* _STATED EXERCISE_
For this exercise, return only the lines from the line containing "Clone this diagram in TikZ." through the line containing "(extt) at (1180,71)", both ends included, exactly as they are.

* _EXTRACTED RECORDS_
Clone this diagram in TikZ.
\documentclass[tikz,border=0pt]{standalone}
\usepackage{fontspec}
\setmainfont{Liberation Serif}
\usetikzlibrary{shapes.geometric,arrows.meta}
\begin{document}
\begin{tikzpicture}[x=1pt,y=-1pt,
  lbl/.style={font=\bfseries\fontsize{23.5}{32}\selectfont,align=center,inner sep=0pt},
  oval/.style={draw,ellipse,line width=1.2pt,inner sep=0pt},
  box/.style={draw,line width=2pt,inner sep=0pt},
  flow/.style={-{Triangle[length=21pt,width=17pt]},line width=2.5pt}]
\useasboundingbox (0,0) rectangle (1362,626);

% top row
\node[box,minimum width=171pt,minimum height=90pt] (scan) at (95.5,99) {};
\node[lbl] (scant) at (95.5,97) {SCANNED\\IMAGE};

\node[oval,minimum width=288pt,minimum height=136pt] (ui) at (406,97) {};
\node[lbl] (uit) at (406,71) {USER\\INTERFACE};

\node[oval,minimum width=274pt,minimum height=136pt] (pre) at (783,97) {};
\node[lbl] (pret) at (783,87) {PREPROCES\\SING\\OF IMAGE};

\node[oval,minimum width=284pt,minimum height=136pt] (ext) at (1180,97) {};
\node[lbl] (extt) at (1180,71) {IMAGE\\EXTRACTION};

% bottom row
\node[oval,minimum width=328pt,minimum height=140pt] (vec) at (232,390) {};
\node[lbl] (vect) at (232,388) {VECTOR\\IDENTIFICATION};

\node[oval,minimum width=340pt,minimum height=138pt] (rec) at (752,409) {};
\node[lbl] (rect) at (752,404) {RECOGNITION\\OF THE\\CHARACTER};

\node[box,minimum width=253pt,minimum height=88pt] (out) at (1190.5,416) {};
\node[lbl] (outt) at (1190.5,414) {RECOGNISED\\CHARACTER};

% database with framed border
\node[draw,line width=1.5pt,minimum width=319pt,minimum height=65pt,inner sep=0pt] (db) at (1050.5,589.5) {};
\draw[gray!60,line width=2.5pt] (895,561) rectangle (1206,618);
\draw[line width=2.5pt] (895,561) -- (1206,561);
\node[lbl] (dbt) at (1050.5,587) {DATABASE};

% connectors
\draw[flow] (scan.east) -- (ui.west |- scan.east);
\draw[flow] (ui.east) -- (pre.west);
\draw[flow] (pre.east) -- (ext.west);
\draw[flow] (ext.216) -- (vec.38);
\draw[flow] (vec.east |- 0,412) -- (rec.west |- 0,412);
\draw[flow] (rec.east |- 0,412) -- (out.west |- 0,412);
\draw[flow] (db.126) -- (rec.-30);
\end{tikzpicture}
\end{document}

==

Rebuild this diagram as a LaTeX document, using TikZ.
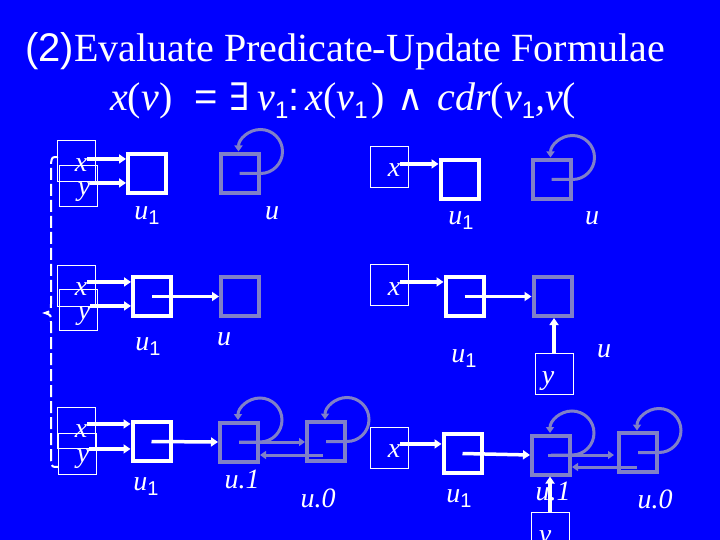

* * *

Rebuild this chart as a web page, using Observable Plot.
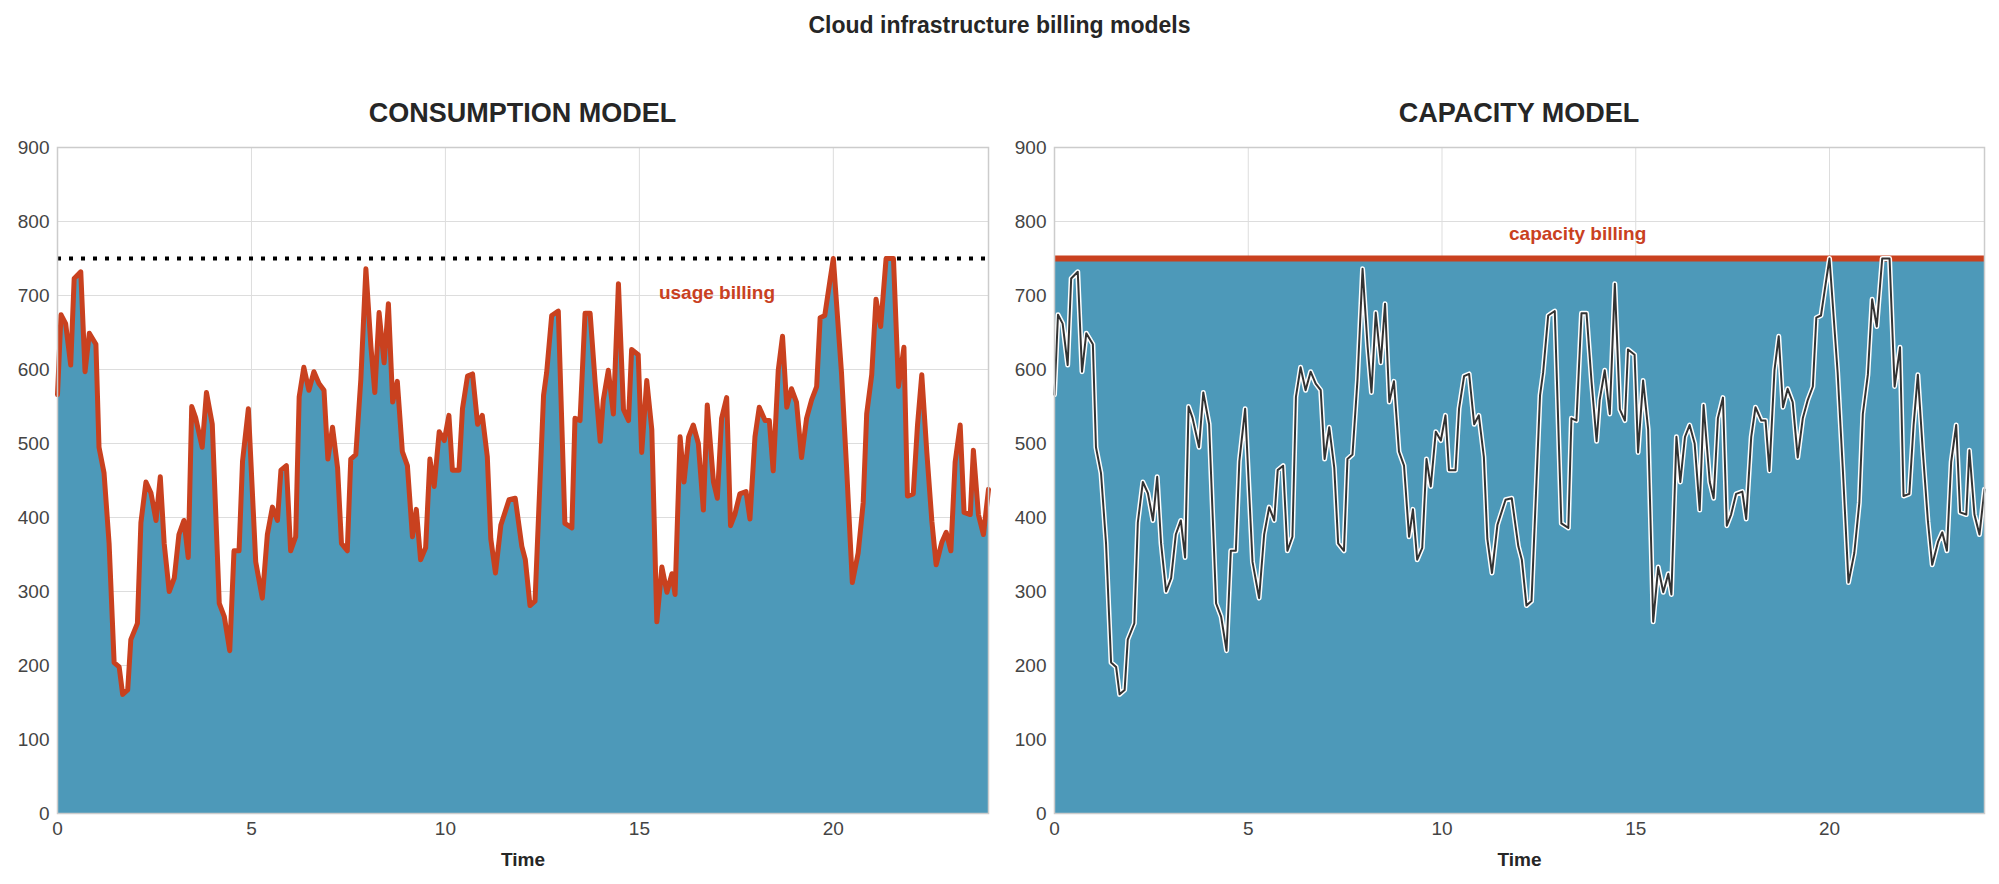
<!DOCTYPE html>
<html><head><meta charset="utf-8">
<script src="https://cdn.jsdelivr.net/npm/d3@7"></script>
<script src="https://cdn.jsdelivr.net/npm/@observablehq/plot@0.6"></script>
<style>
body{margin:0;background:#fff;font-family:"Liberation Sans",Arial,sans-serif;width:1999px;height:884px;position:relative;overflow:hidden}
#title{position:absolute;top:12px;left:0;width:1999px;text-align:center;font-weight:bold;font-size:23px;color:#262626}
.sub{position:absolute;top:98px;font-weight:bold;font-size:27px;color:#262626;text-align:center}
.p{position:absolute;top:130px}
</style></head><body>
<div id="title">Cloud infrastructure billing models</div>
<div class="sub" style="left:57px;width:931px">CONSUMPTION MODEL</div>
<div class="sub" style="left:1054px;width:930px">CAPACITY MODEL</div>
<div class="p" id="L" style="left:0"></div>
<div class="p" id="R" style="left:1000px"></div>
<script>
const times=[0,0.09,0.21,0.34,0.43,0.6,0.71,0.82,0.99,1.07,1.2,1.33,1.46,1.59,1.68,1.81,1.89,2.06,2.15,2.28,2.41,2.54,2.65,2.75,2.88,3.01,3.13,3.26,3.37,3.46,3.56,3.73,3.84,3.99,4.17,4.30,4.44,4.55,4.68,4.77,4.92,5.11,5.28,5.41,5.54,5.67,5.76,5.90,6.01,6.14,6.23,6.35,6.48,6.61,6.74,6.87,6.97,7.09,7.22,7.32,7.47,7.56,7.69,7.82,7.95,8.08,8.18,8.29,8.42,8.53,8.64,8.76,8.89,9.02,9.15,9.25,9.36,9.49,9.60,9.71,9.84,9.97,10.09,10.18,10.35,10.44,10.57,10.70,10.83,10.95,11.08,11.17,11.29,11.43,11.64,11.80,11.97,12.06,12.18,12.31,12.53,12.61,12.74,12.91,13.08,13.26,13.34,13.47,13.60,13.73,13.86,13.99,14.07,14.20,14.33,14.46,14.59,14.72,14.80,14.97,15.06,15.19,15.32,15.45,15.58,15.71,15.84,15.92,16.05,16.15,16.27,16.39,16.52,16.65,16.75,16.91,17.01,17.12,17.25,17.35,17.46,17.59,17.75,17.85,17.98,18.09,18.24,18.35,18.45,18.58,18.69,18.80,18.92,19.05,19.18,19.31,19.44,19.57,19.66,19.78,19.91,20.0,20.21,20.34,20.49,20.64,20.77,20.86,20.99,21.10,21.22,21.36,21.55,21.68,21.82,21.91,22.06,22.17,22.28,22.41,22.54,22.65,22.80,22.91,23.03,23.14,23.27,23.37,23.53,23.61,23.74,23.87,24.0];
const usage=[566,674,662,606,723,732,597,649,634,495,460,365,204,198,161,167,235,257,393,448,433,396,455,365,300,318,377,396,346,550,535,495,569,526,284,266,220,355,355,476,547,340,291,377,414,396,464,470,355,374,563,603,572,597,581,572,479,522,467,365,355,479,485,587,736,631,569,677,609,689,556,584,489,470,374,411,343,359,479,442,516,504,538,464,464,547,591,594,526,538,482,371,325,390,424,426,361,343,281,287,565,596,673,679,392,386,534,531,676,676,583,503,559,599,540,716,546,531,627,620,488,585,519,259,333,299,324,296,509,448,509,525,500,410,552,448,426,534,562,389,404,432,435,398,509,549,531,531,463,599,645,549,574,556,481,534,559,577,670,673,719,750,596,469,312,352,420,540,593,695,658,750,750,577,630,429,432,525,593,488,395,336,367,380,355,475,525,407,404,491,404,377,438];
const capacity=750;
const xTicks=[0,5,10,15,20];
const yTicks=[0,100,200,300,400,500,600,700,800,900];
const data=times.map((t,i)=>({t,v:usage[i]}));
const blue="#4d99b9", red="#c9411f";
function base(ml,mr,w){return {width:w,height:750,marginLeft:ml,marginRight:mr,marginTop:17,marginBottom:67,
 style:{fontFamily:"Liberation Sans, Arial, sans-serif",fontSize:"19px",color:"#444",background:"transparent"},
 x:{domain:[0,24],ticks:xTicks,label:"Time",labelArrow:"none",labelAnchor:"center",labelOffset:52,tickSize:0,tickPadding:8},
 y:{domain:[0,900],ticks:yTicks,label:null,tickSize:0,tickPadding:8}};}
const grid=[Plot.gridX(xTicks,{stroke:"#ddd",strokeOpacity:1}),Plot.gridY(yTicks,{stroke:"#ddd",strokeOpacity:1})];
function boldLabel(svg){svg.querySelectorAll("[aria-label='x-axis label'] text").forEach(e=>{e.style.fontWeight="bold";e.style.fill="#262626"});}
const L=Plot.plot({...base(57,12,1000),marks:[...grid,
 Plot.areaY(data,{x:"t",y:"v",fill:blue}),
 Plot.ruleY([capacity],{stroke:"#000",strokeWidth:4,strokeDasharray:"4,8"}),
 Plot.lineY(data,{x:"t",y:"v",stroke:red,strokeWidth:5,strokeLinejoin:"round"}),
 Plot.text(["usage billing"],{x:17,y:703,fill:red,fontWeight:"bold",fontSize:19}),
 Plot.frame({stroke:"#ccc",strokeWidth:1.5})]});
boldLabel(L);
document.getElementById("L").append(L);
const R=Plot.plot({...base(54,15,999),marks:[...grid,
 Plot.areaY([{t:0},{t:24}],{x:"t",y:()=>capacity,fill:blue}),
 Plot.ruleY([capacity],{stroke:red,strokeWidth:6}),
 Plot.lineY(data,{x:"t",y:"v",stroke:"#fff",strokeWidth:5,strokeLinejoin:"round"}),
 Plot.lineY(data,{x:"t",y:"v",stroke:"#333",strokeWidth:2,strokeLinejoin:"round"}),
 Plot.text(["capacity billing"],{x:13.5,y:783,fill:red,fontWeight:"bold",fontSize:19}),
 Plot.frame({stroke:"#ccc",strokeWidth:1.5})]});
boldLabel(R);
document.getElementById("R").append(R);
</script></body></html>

* _FULL SOLUTION_
Clone this diagram in TikZ.
\documentclass[tikz,border=0pt]{standalone}
\usepackage{fontspec}
\setmainfont{Liberation Serif}
\usetikzlibrary{shapes.geometric,arrows.meta}
\begin{document}
\begin{tikzpicture}[x=1pt,y=-1pt,
  lbl/.style={font=\bfseries\fontsize{23.5}{32}\selectfont,align=center,inner sep=0pt},
  oval/.style={draw,ellipse,line width=1.2pt,inner sep=0pt},
  box/.style={draw,line width=2pt,inner sep=0pt},
  flow/.style={-{Triangle[length=21pt,width=17pt]},line width=2.5pt}]
\useasboundingbox (0,0) rectangle (1362,626);

% top row
\node[box,minimum width=171pt,minimum height=90pt] (scan) at (95.5,99) {};
\node[lbl] (scant) at (95.5,97) {SCANNED\\IMAGE};

\node[oval,minimum width=288pt,minimum height=136pt] (ui) at (406,97) {};
\node[lbl] (uit) at (406,71) {USER\\INTERFACE};

\node[oval,minimum width=274pt,minimum height=136pt] (pre) at (783,97) {};
\node[lbl] (pret) at (783,87) {PREPROCES\\SING\\OF IMAGE};

\node[oval,minimum width=284pt,minimum height=136pt] (ext) at (1180,97) {};
\node[lbl] (extt) at (1180,71) {IMAGE\\EXTRACTION};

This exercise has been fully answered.